Problem to solve: For the data that follows, report how many lines contain the word "this", and nothing else.

Exercise inputs:
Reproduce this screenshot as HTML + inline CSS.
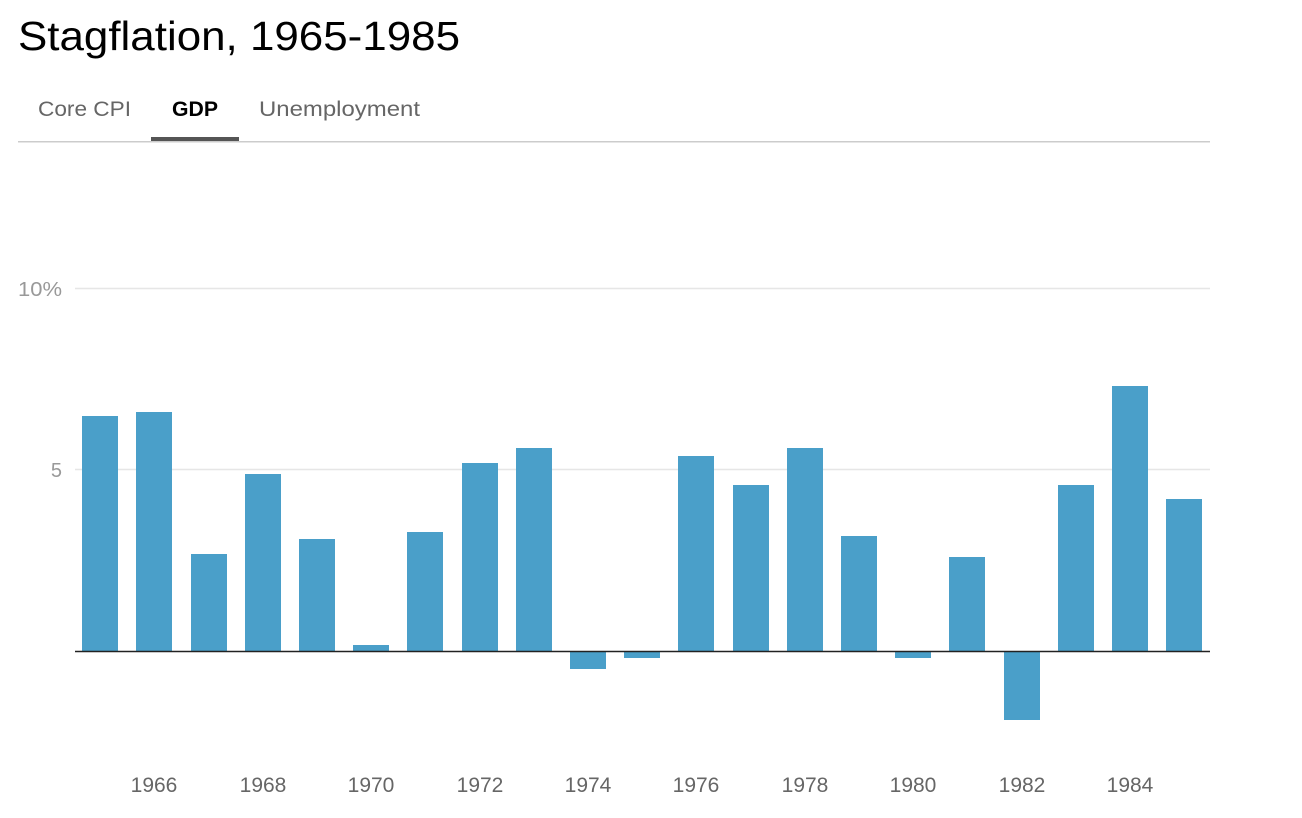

---

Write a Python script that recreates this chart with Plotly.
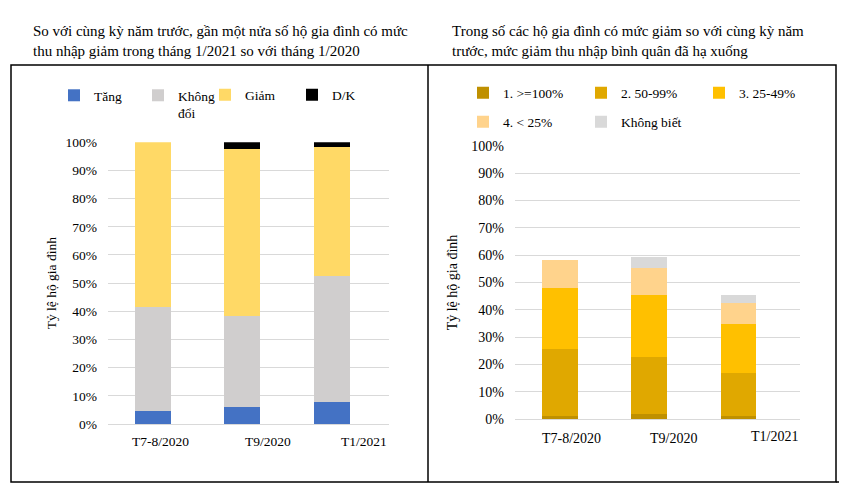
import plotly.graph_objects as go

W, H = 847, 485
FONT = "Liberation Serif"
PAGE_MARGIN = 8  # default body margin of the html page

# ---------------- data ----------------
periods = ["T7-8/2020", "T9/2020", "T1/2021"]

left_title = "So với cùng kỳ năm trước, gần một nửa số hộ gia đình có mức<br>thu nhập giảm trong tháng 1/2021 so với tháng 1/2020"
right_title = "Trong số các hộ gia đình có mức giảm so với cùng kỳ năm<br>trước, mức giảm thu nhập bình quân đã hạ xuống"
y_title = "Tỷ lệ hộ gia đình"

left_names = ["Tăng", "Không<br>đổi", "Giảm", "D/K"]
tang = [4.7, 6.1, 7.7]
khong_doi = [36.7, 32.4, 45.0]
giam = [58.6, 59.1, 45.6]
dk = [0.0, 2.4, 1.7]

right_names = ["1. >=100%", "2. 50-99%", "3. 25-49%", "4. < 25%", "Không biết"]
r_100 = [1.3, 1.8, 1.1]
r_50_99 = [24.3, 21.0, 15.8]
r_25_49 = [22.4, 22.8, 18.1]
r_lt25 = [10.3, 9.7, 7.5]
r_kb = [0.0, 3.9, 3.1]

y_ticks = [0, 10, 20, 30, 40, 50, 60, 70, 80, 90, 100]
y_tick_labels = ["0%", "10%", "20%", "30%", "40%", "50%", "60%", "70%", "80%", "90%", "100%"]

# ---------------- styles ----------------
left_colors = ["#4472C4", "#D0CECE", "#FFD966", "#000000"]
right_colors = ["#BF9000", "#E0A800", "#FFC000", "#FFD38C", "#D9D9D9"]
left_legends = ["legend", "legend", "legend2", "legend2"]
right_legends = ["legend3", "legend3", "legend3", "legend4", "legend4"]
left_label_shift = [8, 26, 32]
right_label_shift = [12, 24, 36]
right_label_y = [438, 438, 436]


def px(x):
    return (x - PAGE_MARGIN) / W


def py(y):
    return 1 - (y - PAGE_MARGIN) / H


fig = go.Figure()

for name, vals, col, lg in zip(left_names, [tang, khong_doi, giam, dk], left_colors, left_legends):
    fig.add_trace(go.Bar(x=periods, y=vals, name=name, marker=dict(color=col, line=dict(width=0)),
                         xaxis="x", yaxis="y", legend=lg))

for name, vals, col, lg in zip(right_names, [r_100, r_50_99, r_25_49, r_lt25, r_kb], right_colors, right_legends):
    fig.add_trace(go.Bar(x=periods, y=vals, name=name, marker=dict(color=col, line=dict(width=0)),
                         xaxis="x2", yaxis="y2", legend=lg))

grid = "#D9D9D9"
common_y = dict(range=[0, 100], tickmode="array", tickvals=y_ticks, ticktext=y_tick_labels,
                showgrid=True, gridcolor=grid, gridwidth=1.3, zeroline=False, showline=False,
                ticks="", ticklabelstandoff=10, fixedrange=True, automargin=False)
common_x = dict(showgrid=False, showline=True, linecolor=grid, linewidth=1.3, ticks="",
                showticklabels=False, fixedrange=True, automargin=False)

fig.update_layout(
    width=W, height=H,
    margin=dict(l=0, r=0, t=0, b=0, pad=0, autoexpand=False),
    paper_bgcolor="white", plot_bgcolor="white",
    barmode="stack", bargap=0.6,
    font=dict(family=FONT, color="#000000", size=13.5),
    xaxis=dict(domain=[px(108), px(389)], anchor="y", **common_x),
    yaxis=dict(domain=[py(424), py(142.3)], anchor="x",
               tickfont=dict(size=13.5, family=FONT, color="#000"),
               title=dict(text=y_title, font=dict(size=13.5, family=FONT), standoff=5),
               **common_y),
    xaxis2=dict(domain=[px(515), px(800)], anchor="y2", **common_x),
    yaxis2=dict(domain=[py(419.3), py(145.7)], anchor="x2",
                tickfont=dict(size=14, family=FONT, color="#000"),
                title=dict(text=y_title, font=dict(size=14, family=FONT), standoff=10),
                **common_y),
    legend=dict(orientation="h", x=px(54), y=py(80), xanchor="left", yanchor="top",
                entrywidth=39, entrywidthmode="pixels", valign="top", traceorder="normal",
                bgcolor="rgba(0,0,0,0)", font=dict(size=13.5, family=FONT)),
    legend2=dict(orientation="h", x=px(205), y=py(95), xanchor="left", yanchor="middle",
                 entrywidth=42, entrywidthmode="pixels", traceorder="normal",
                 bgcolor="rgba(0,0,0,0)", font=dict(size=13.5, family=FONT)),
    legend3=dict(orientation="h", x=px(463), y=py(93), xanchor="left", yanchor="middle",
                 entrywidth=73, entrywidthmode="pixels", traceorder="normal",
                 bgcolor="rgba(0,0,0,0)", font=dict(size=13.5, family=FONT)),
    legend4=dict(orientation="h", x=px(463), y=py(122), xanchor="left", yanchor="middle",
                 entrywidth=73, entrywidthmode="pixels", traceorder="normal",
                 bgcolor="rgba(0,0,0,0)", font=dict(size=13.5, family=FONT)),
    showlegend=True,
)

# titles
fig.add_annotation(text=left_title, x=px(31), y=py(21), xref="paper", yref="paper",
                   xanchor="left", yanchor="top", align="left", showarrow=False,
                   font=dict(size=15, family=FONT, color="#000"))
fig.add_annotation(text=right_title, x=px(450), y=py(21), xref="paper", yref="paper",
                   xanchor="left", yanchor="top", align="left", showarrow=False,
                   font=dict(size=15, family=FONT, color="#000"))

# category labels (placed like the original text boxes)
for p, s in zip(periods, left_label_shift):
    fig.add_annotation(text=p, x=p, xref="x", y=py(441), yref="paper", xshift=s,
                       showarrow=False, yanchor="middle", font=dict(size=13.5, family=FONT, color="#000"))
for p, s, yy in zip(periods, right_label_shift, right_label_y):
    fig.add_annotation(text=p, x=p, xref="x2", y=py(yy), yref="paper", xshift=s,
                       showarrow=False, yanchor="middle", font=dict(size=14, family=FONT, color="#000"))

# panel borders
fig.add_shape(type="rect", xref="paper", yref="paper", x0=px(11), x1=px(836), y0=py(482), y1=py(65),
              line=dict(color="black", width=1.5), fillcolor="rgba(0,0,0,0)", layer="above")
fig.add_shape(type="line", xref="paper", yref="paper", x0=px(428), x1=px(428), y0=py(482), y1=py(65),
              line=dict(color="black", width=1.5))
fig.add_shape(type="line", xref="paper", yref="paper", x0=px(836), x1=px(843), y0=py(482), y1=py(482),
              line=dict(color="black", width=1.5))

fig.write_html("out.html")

Worked answer: 2